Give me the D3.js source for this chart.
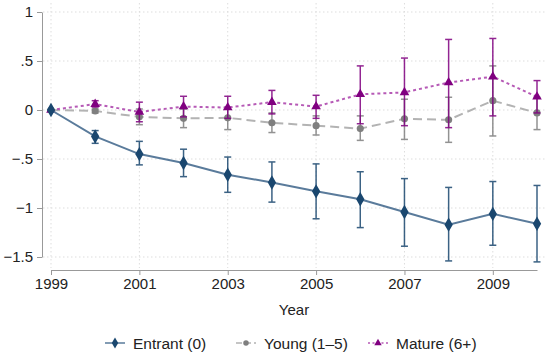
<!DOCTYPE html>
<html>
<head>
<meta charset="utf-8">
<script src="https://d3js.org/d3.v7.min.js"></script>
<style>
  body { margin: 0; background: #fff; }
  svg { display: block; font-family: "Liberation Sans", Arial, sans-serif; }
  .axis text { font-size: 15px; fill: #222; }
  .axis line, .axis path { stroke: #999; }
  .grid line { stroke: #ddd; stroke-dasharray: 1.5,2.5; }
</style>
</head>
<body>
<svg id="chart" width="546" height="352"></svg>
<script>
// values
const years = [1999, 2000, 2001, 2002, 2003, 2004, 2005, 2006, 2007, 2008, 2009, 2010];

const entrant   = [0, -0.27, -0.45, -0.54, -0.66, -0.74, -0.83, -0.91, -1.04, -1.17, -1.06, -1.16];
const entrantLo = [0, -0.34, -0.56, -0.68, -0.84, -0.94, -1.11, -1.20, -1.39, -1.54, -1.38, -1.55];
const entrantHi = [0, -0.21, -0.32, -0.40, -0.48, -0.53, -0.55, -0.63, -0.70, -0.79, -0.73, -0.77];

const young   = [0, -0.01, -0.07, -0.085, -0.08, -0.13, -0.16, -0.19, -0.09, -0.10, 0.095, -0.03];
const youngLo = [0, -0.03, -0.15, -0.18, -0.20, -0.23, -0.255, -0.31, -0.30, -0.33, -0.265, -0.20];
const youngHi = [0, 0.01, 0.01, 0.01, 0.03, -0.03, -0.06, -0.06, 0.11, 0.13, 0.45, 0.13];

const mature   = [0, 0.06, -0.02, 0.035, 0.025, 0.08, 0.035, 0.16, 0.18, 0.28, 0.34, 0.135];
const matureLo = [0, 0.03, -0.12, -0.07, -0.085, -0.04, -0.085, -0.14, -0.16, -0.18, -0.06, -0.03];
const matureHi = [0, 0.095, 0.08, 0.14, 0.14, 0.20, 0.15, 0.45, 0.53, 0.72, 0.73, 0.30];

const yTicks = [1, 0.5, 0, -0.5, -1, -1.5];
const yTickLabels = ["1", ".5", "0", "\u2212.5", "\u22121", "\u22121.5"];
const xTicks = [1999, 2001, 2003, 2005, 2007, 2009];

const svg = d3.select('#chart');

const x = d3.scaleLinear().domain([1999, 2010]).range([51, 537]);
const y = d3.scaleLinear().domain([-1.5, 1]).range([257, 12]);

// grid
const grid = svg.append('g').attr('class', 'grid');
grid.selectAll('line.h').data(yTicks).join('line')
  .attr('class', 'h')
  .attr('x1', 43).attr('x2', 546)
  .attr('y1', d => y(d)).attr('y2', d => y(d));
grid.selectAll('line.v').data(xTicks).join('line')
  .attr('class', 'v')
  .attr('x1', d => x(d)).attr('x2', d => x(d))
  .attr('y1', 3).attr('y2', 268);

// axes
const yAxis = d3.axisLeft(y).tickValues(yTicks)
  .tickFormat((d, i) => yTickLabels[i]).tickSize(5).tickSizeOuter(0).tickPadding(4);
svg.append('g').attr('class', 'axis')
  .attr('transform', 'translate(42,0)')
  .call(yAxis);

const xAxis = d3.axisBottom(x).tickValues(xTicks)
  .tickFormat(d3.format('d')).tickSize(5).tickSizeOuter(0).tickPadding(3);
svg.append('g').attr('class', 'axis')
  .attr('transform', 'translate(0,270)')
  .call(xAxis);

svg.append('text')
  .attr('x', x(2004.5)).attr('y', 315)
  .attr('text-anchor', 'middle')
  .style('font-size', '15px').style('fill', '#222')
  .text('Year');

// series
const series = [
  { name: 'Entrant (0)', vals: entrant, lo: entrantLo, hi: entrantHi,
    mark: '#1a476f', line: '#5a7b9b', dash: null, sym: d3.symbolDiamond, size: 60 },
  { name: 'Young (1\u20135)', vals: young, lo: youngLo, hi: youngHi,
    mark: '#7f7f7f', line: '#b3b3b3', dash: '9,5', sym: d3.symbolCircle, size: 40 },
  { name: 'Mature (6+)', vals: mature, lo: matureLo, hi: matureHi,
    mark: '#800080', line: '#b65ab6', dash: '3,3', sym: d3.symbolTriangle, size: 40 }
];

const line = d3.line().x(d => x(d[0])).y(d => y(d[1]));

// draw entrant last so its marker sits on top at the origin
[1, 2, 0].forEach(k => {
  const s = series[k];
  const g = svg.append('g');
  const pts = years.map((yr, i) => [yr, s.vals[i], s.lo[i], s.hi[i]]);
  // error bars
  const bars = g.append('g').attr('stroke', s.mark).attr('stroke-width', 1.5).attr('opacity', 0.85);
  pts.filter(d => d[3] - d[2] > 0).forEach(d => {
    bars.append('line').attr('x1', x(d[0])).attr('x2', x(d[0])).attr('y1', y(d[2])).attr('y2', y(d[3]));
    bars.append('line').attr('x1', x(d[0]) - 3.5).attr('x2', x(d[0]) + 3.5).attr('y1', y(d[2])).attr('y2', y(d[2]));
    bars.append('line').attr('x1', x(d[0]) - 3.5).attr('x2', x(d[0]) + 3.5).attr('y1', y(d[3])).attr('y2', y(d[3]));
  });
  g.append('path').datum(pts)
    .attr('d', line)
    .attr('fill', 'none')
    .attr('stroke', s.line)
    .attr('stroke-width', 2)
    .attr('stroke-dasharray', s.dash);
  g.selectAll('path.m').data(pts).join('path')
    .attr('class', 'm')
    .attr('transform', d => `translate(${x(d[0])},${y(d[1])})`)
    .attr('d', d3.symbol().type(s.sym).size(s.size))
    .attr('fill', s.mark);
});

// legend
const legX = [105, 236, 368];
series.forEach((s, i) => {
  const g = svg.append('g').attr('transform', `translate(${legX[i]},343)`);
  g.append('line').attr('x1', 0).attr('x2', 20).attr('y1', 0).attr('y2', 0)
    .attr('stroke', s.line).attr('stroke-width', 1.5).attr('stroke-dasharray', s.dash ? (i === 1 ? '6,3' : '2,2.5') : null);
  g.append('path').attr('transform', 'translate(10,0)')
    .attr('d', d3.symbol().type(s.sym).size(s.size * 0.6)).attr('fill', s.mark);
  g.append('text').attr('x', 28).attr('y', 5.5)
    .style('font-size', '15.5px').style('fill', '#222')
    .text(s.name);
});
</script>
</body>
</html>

---+---

◆ TASK TO CARRY OUT
Each line in the material either holds the string "chart" or does not. State how many do, and nothing else.

◆ EXPECTED OUTPUT
3